The roots of this book were born while I waited in a Hollywood Vampires concert for the show to begin. Earlier that day, me and my friend Dan from work had walked past Brimingham's finest hotel and seen a few people waiting with Johnny Depp Funkos. We looked it up and saw Depp was in town with his band and playing at the Utilia Stadium that evening. I walked there after work, found there were still tickets, and managed to get a seat near the stage. As I sat there talking to others, it might have been that I had Johnny Depp movies spinning around my head while, at the same time, thinking about horror flicks and why I had never quite written a Torn Pages story that felt like a horror book yet. I had initially envisioned a horror of accidental circumstances as Alice took a bunch of unsuspecting boys to various classical literature stories and watched them all die.


It was there in the audience that I came up with the scene where Tom, our main character, watches his friends being executed by the Queen of Hearts. Later, I settled on the main novels that were to be featured would be Victorian classic children's stories, though including Fear and Loathing in Las Vegas, the Greek Tragedy of Orpheus, and my original Torn Pages.

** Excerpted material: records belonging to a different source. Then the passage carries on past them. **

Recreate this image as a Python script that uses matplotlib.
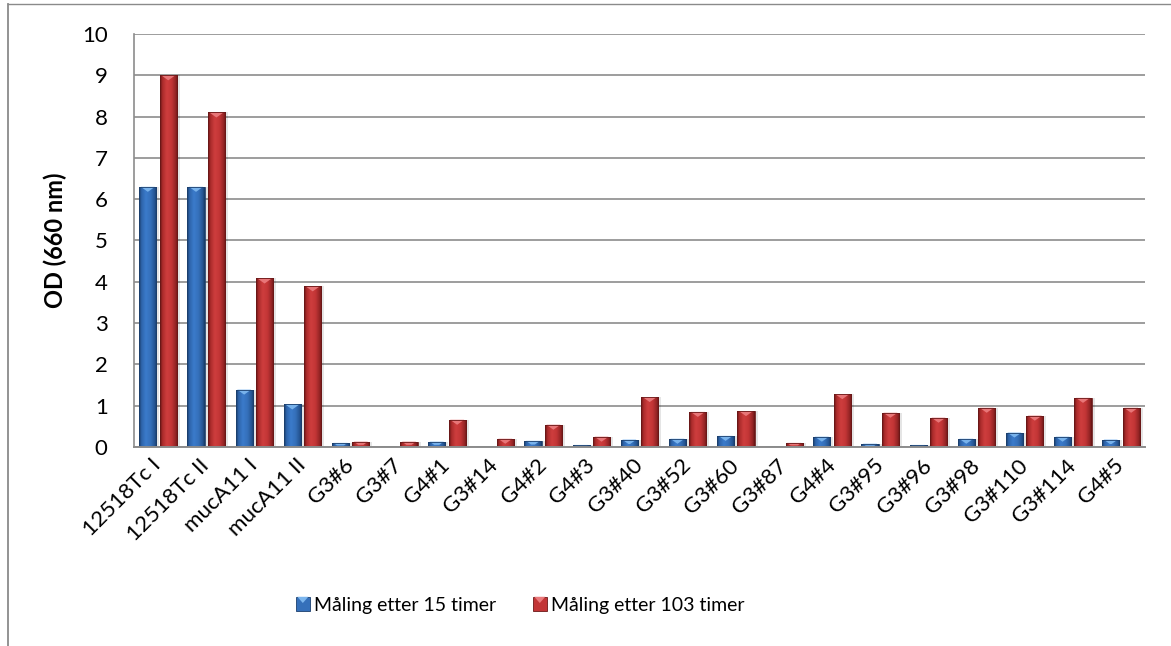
import numpy as np
import matplotlib
matplotlib.use("Agg")
import matplotlib.pyplot as plt
from matplotlib.colors import LinearSegmentedColormap
from matplotlib.patches import Rectangle, Polygon
from matplotlib.legend_handler import HandlerBase
from matplotlib.lines import Line2D

plt.rcParams["font.family"] = ["Lato", "DejaVu Sans"]

strains = ["12518Tc I", "12518Tc II", "mucA11 I", "mucA11 II", "G3#6", "G3#7",
           "G4#1", "G3#14", "G4#2", "G4#3", "G3#40", "G3#52", "G3#60", "G3#87",
           "G4#4", "G3#95", "G3#96", "G3#98", "G3#110", "G3#114", "G4#5"]
od_15h = [6.3, 6.3, 1.39, 1.03, 0.10, 0.01, 0.13, 0.01, 0.15, 0.05, 0.18,
          0.20, 0.27, 0.01, 0.25, 0.08, 0.05, 0.20, 0.35, 0.25, 0.18]
od_103h = [9.0, 8.1, 4.08, 3.89, 0.13, 0.13, 0.66, 0.20, 0.54, 0.25, 1.21,
           0.85, 0.87, 0.10, 1.28, 0.83, 0.71, 0.95, 0.76, 1.19, 0.95]
series_names = ["Måling etter 15 timer", "Måling etter 103 timer"]
y_ticks = list(range(0, 11))

W, H, DPI = 1171, 646, 100
fig = plt.figure(figsize=(W / DPI, H / DPI), dpi=DPI)
ax_left, ax_right, ax_top, ax_bottom = 134, 1145, 34, 447
ax = fig.add_axes([ax_left / W, 1 - ax_bottom / H,
                   (ax_right - ax_left) / W, (ax_bottom - ax_top) / H])

# outer chart frame (left and top edges)
frame_col = "#8a8a8a"
fig.add_artist(Line2D([7.5 / W, 7.5 / W], [1 - 4 / H, 0], transform=fig.transFigure,
                      color=frame_col, lw=1.3))
fig.add_artist(Line2D([7.5 / W, 1], [1 - 4 / H, 1 - 4 / H], transform=fig.transFigure,
                      color=frame_col, lw=1.0))

n = len(strains)
x = np.arange(n)
ax.set_xlim(-0.5, n - 0.5)
ax.set_ylim(0, 10)

px_x = n / (ax_right - ax_left)          # data units per pixel, x
px_y = 10 / (ax_bottom - ax_top)         # data units per pixel, y

bar_w = 0.355
offset = 0.212

styles = [
    dict(stops=["#17375e", "#2d62a8", "#3b7bcb", "#3570ba", "#24528f", "#17375e"],
         face="#3570ba", bevel="#7cb6ee", edge="#1b3f6d"),
    dict(stops=["#5e1212", "#a82a2a", "#cf3e3e", "#c23536", "#902323", "#5e1212"],
         face="#c23536", bevel="#ea7a7c", edge="#6a1818"),
]

grad = np.linspace(0, 1, 64).reshape(1, -1)


def draw_series(values, xpos, st):
    cmap = LinearSegmentedColormap.from_list(
        "bar", list(zip([0, 0.12, 0.38, 0.65, 0.9, 1.0], st["stops"])))
    bars = ax.bar(xpos, values, width=bar_w, color=st["face"], edgecolor="none",
                  zorder=3)
    for rect, v in zip(bars, values):
        l, r = rect.get_x(), rect.get_x() + rect.get_width()
        # soft drop shadow
        ax.add_patch(Rectangle((r, 0), 3 * px_x, v, facecolor="#000000",
                               alpha=0.10, edgecolor="none", zorder=2))
        im = ax.imshow(grad, cmap=cmap, extent=(l, r, 0, v), aspect="auto",
                       interpolation="bicubic", zorder=3.5)
        im.set_clip_path(rect)
        # bevelled top
        hpx = min(5.0, 0.6 * v / px_y)
        if hpx > 0.3:
            e = 1.5 * px_x
            half = (r - l) / 2 - e
            inset = min(half, hpx * 1.4 * px_x)
            ax.add_patch(Polygon([(l + e, v), (r - e, v),
                                  (r - e - inset, v - hpx * px_y),
                                  (l + e + inset, v - hpx * px_y)],
                                 closed=True, facecolor=st["bevel"],
                                 edgecolor="none", alpha=0.95, zorder=4))
        ax.add_patch(Rectangle((l, 0), r - l, max(v, 1.2 * px_y),
                               facecolor="none", edgecolor=st["edge"], lw=0.6,
                               alpha=1.0 if v > 2 * px_y else 0.5, zorder=4.5))


draw_series(od_15h, x - offset, styles[0])
draw_series(od_103h, x + offset, styles[1])

grid_col = "#8c8c8c"
ax.set_yticks(y_ticks)
ax.yaxis.grid(True, color=grid_col, lw=1.2, zorder=1)
ax.set_axisbelow(True)
for s in ["top", "right"]:
    ax.spines[s].set_visible(False)
ax.spines["left"].set_color(grid_col)
ax.spines["left"].set_linewidth(1.2)
ax.spines["bottom"].set_color(grid_col)
ax.spines["bottom"].set_linewidth(1.4)
ax.spines["bottom"].set_zorder(5)

ax.tick_params(axis="y", length=0, pad=19, labelsize=16)
ax.tick_params(axis="x", length=0, pad=11, labelsize=16)
ax.set_xticks(x)
ax.set_xticklabels(strains, rotation=45, ha="right", va="center",
                   rotation_mode="anchor")
ax.set_ylabel("OD (660 nm)", fontsize=17, fontweight="bold")
ax.yaxis.set_label_coords(-0.066, 0.5)


class BevelSquare(HandlerBase):
    def __init__(self, st):
        super().__init__()
        self.st = st

    def create_artists(self, legend, orig_handle, xdescent, ydescent, width,
                       height, fontsize, trans):
        s = min(width, height)
        x0 = -xdescent + (width - s) / 2
        y0 = -ydescent + (height - s) / 2
        sq = Rectangle((x0, y0), s, s, facecolor=self.st["face"],
                       edgecolor=self.st["edge"], lw=0.6, transform=trans)
        tri = Polygon([(x0 + 1, y0 + s), (x0 + s - 1, y0 + s),
                       (x0 + s * 0.5, y0 + s * 0.55)], closed=True,
                      facecolor=self.st["bevel"], edgecolor="none",
                      transform=trans)
        return [sq, tri]


h1 = Rectangle((0, 0), 1, 1)
h2 = Rectangle((0, 0), 1, 1)
fig.legend([h1, h2], series_names, loc="center",
           bbox_to_anchor=(520 / W, 1 - 605 / H), ncol=2, frameon=False,
           fontsize=14, handlelength=0.72, handleheight=0.72,
           handletextpad=0.2, columnspacing=1.9,
           handler_map={h1: BevelSquare(styles[0]), h2: BevelSquare(styles[1])})

fig.savefig("out.png", dpi=DPI)
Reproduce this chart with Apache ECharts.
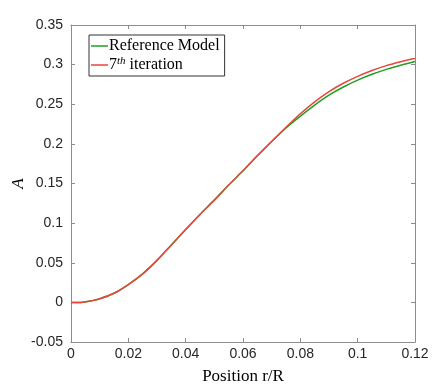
<!DOCTYPE html>
<html>
<head>
<meta charset="utf-8">
<script src="https://cdn.jsdelivr.net/npm/echarts@6/dist/echarts.min.js"></script>
<style>
html, body { margin: 0; padding: 0; background: #fff; }
#main { width: 436px; height: 392px; }
</style>
</head>
<body>
<div id="main"></div>
<script>
// position r/R
var xPos = [0, 0.0035, 0.0075, 0.01, 0.015, 0.02, 0.025, 0.03, 0.035, 0.04, 0.045, 0.05, 0.055, 0.06, 0.065, 0.07, 0.075, 0.08, 0.085, 0.09, 0.095, 0.1, 0.105, 0.11, 0.115, 0.12];
var refModel = [0, 0, 0.0022, 0.0045, 0.0115, 0.0225, 0.036, 0.053, 0.0725, 0.092, 0.111, 0.129, 0.148, 0.166, 0.185, 0.203, 0.220, 0.235, 0.249, 0.2615, 0.2718, 0.2805, 0.2878, 0.294, 0.2993, 0.304];
var iter7 = [0, 0, 0.0022, 0.0045, 0.0115, 0.0225, 0.036, 0.053, 0.0725, 0.092, 0.111, 0.129, 0.148, 0.166, 0.185, 0.203, 0.221, 0.238, 0.253, 0.266, 0.2765, 0.2852, 0.2925, 0.2987, 0.3037, 0.308];
var seriesNames = ['Reference Model', '7th iteration'];

function pairs(xs, ys) {
	var out = [];
	for (var i = 0; i < xs.length; i++) {
		out.push([xs[i], ys[i]]);
	}
	return out;
}

var chart = echarts.init(document.getElementById('main'));

var axisColor = '#8c8c8c';
var labelColor = '#262626';

var option = {
	animation: false,
	color: ['#1fa01f', '#e8453c'],
	grid: {
		left: 71,
		right: 21,
		top: 25,
		bottom: 50,
		outerBoundsMode: 'none'
	},
	legend: {
		orient: 'vertical',
		left: 89,
		top: 35,
		padding: [3, 5, 3, 2],
		itemGap: 2,
		itemWidth: 17,
		itemHeight: 1.5,
		icon: 'rect',
		borderColor: '#333',
		borderWidth: 1,
		data: seriesNames,
		textStyle: {
			fontFamily: 'Liberation Serif',
			fontSize: 16,
			color: '#000',
			padding: [0, 0, 0, -4],
			rich: {
				sup: {
					fontFamily: 'Liberation Serif',
					fontStyle: 'italic',
					fontSize: 11,
					verticalAlign: 'top',
					padding: [0, 0, 7, 0]
				}
			}
		},
		formatter: function(name) {
			if (name == '7th iteration') {
				return '7{sup|th} iteration';
			}
			return name;
		}
	},
	xAxis: [{
		type: 'value',
		min: 0,
		max: 0.12,
		interval: 0.02,
		name: 'Position r/R',
		nameLocation: 'middle',
		nameGap: 26,
		nameTextStyle: {
			fontFamily: 'Liberation Serif',
			fontSize: 17,
			color: '#000'
		},
		axisLine: { onZero: false, lineStyle: { color: axisColor } },
		axisTick: { inside: true, length: 4, lineStyle: { color: axisColor } },
		axisLabel: {
			margin: 5,
			fontFamily: 'Liberation Sans',
			fontSize: 14,
			color: labelColor
		},
		splitLine: { show: false }
	}, {
		type: 'value',
		position: 'top',
		min: 0,
		max: 0.12,
		interval: 0.02,
		axisLine: { show: true, onZero: false, lineStyle: { color: axisColor } },
		axisTick: { show: true, inside: true, length: 4, lineStyle: { color: axisColor } },
		axisLabel: { show: false },
		splitLine: { show: false }
	}],
	yAxis: [{
		type: 'value',
		min: -0.05,
		max: 0.35,
		interval: 0.05,
		name: 'A',
		nameLocation: 'middle',
		nameGap: 44,
		nameMoveOverlap: false,
		nameRotate: 90,
		nameTextStyle: {
			fontFamily: 'Liberation Serif',
			fontStyle: 'italic',
			fontSize: 17,
			color: '#000'
		},
		axisLine: { show: true, onZero: false, lineStyle: { color: axisColor } },
		axisTick: { show: true, inside: true, length: 4, lineStyle: { color: axisColor } },
		axisLabel: {
			margin: 8,
			fontFamily: 'Liberation Sans',
			fontSize: 14,
			color: labelColor,
			formatter: function(v) {
				return String(Math.round(v * 100) / 100);
			}
		},
		splitLine: { show: false }
	}, {
		type: 'value',
		position: 'right',
		min: -0.05,
		max: 0.35,
		interval: 0.05,
		axisLine: { show: true, onZero: false, lineStyle: { color: axisColor } },
		axisTick: { show: true, inside: true, length: 4, lineStyle: { color: axisColor } },
		axisLabel: { show: false },
		splitLine: { show: false }
	}],
	series: [{
		name: seriesNames[0],
		type: 'line',
		symbol: 'none',
		smooth: 0.3,
		lineStyle: { width: 1.5 },
		data: pairs(xPos, refModel)
	}, {
		name: seriesNames[1],
		type: 'line',
		symbol: 'none',
		smooth: 0.3,
		lineStyle: { width: 1.5 },
		data: pairs(xPos, iter7)
	}]
};
chart.setOption(option);
</script>
</body>
</html>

I was very angry while I wrote this book, and I feel that the crocodile incident halfway through the book was a subconscious warning to myself. The crocodile has always been an animal that's represented anger in my dreams, and it was as if I was saying to myself: don't be devoured by your own rage.


The main themes of Torn Pages Orpheus are Chaos, Madness, and Punishment -- I wasn't in a good state when I wrote this book. The chaos of the Alice in Wonderland section I think comes close to one of my favourite things I've ever written -- I'm so, so sorry Lewis Carrol, but I loved desecrating this great book and putting my characters inside to be tortured and tormented by its terrible world.


I didn't want to immediately follow up An Inconvenient Spring as that would be a bleak book following Juliet in the Greek Underworld. It was more fun to follow Alice's perspective. I'll have to write the Underworld section eventually, but it'll be rough.